Each comparison within a model is represented in trained m and u values that have been estimated during the Splink model training for each comparison level.

What the chart tooltip shows

Estimated m probability tooltip¶

The tooltip of the left chart shows information based on the comparison level bar that the user is hovering over, including:

  • An explanation of the m probability for the comparison level.
  • The name of the comparison and comparison level.
  • The comparison level condition as an SQL statement.
  • The m and u proability for the comparison level.
  • The resulting bayes factor and match weight for the comparison level.
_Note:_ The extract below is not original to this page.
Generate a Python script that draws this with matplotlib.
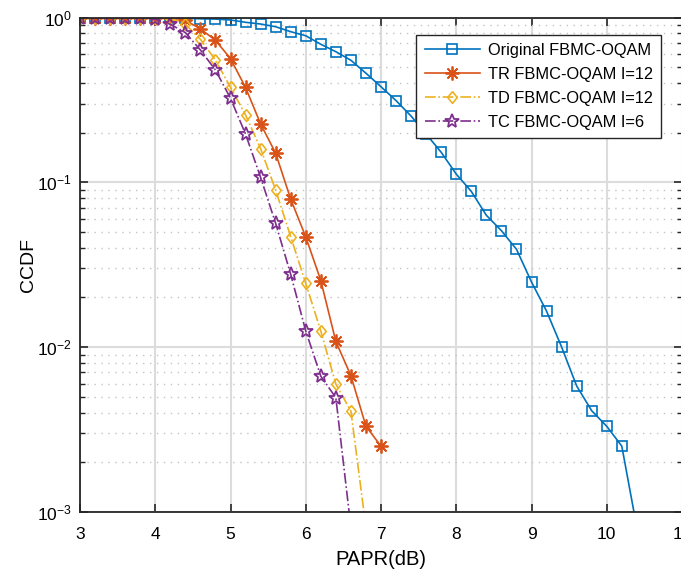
import matplotlib
matplotlib.use("Agg")
import matplotlib.pyplot as plt
from matplotlib.ticker import LogLocator, NullLocator

plt.rcParams['font.family'] = ['Liberation Sans', 'DejaVu Sans']

# PAPR axis (dB) for each curve
papr_orig = [3.0, 3.2, 3.4, 3.6, 3.8, 4.0, 4.2, 4.4, 4.6, 4.8, 5.0, 5.2, 5.4,
             5.6, 5.8, 6.0, 6.2, 6.4, 6.6, 6.8, 7.0, 7.2, 7.4, 7.6, 7.8, 8.0,
             8.2, 8.4, 8.6, 8.8, 9.0, 9.2, 9.4, 9.6, 9.8, 10.0, 10.2, 10.4]
papr_tr = [3.0, 3.2, 3.4, 3.6, 3.8, 4.0, 4.2, 4.4, 4.6, 4.8, 5.0, 5.2, 5.4,
           5.6, 5.8, 6.0, 6.2, 6.4, 6.6, 6.8, 7.0]
papr_td = [3.0, 3.2, 3.4, 3.6, 3.8, 4.0, 4.2, 4.4, 4.6, 4.8, 5.0, 5.2, 5.4,
           5.6, 5.8, 6.0, 6.2, 6.4, 6.6, 6.8]
papr_tc = [3.0, 3.2, 3.4, 3.6, 3.8, 4.0, 4.2, 4.4, 4.6, 4.8, 5.0, 5.2, 5.4,
           5.6, 5.8, 6.0, 6.2, 6.4, 6.6]

# CCDF values
ccdf_orig = [1.0, 1.0, 1.0, 1.0, 1.0, 1.0, 0.995, 0.989, 0.982, 0.978, 0.966,
             0.935, 0.913, 0.879, 0.820, 0.775, 0.688, 0.620, 0.550, 0.459,
             0.380, 0.313, 0.252, 0.196, 0.152, 0.112, 0.088, 0.063, 0.0508,
             0.0392, 0.0248, 0.0165, 0.0100, 0.0058, 0.0041, 0.0033, 0.0025,
             0.0008]
ccdf_tr = [1.0, 1.0, 1.0, 1.0, 1.0, 1.0, 1.0, 0.963, 0.853, 0.727, 0.563,
           0.376, 0.226, 0.150, 0.079, 0.0466, 0.0253, 0.0108, 0.0067, 0.0033,
           0.0025]
ccdf_td = [1.0, 1.0, 1.0, 1.0, 1.0, 1.0, 0.99, 0.91, 0.737, 0.552, 0.377,
           0.256, 0.160, 0.0897, 0.0467, 0.0243, 0.0125, 0.00595, 0.00408,
           0.0008]
ccdf_tc = [1.0, 1.0, 1.0, 1.0, 1.0, 0.975, 0.91, 0.81, 0.635, 0.48, 0.323,
           0.196, 0.107, 0.0563, 0.0276, 0.0125, 0.00665, 0.00492, 0.0008]

labels = ["Original FBMC-OQAM", "TR FBMC-OQAM I=12",
          "TD FBMC-OQAM I=12", "TC FBMC-OQAM I=6"]

fig = plt.figure(figsize=(6.81, 5.74), dpi=100)
ax = fig.add_axes([80 / 681, 62.3 / 574, 602 / 681, 494.2 / 574])

diamond = [(0, 1), (0.8, 0), (0, -1), (-0.8, 0), (0, 1)]

ax.plot(papr_orig, ccdf_orig, '-', color='#0072BD', lw=1.2, marker='s',
        ms=6.5, mfc='none', mew=1.2, label=labels[0])
ax.plot(papr_tr, ccdf_tr, '-', color='#D95319', lw=1.2, marker=(8, 2, 0),
        ms=10, mew=1.3, label=labels[1])
ax.plot(papr_td, ccdf_td, '-.', color='#EDB120', lw=1.2, marker=diamond,
        ms=8.5, mfc='none', mew=1.2, label=labels[2])
ax.plot(papr_tc, ccdf_tc, '-.', color='#7E2F8E', lw=1.2, marker='*',
        ms=10, mfc='none', mew=1.3, label=labels[3])

ax.set_yscale('log')
ax.set_xlim(3, 11)
ax.set_ylim(1e-3, 1)
ax.set_xticks([3, 4, 5, 6, 7, 8, 9, 10, 11])
ax.xaxis.set_minor_locator(NullLocator())
ax.yaxis.set_minor_locator(LogLocator(base=10, subs=range(2, 10)))

ax.grid(True, which='major', color='#dcdcdc', lw=1.5, ls='-')
ax.grid(True, which='minor', axis='y', color='#c4c4c4', lw=1, ls=(0, (1, 4)))
ax.set_axisbelow(True)

ax.tick_params(which='both', direction='in', top=True, right=True,
               labelsize=12.5, color='#262626')
ax.tick_params(which='major', length=6, width=1.2)
ax.tick_params(axis='x', which='major', pad=11)
ax.tick_params(axis='y', which='major', pad=6)
ax.tick_params(which='minor', length=3.5, width=1)
for sp in ax.spines.values():
    sp.set_linewidth(1.3)
    sp.set_color('#262626')

ax.set_xlabel("PAPR(dB)", fontsize=14.5, labelpad=6)
ax.set_ylabel("CCDF", fontsize=14, labelpad=0)

leg = ax.legend(loc='upper right', bbox_to_anchor=(0.965, 0.965),
                borderaxespad=0, fontsize=11.8, frameon=True, fancybox=False,
                edgecolor='#262626', framealpha=1, handlelength=3.4,
                handletextpad=0.45, labelspacing=0.55, borderpad=0.5)
leg.get_frame().set_linewidth(1.0)

fig.savefig("out.png", dpi=100)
Estimated u probability tooltip¶

The tooltip of the right chart shows information based on the comparison level bar that the user is hovering over, including:

  • An explanation of the u probability from the comparison level.
  • The name of the comparison and comparison level.
  • The comparison level condition as an SQL statement.
  • The m and u proability for the comparison level.
  • The resulting bayes factor and match weight for the comparison level.

How to interpret the chart¶

Each bar of the left chart shows the probability of a given comparison level when two records are a match. This can also be interpreted as the proportion of matching records which are allocated to the comparison level (as stated in the x axis label).

Similarly, each bar of the right chart shows the probability of a given comparison level when two records are not a match. This can also be interpreted as the proportion of non-matching records which are allocated to the comparison level (as stated in the x axis label).

Further Reading

For a more comprehensive introduction to m and u probabilities, check out the Fellegi Sunter model topic guide.

Actions to take as a result of the chart¶

As with the match_weights_chart, one of the most effective methods to assess a Splink model is to walk through each of the comparison levels of the m_u_parameters_chart and sense check the m and u probabilities that have been allocated by the model.

For example, for all non-matching pairwise comparisons (which form the vast majority of all pairwise comparisons), it makes sense that the exact match and fuzzy levels occur very rarely. Furthermore, dob and city are lower cardinality features (i.e. have fewer possible values) than names so "All other comparisons" is less likely.

If there are any m or u values that appear unusual, check out the values generated for each training session in the parameter_estimate_comparisons_chart.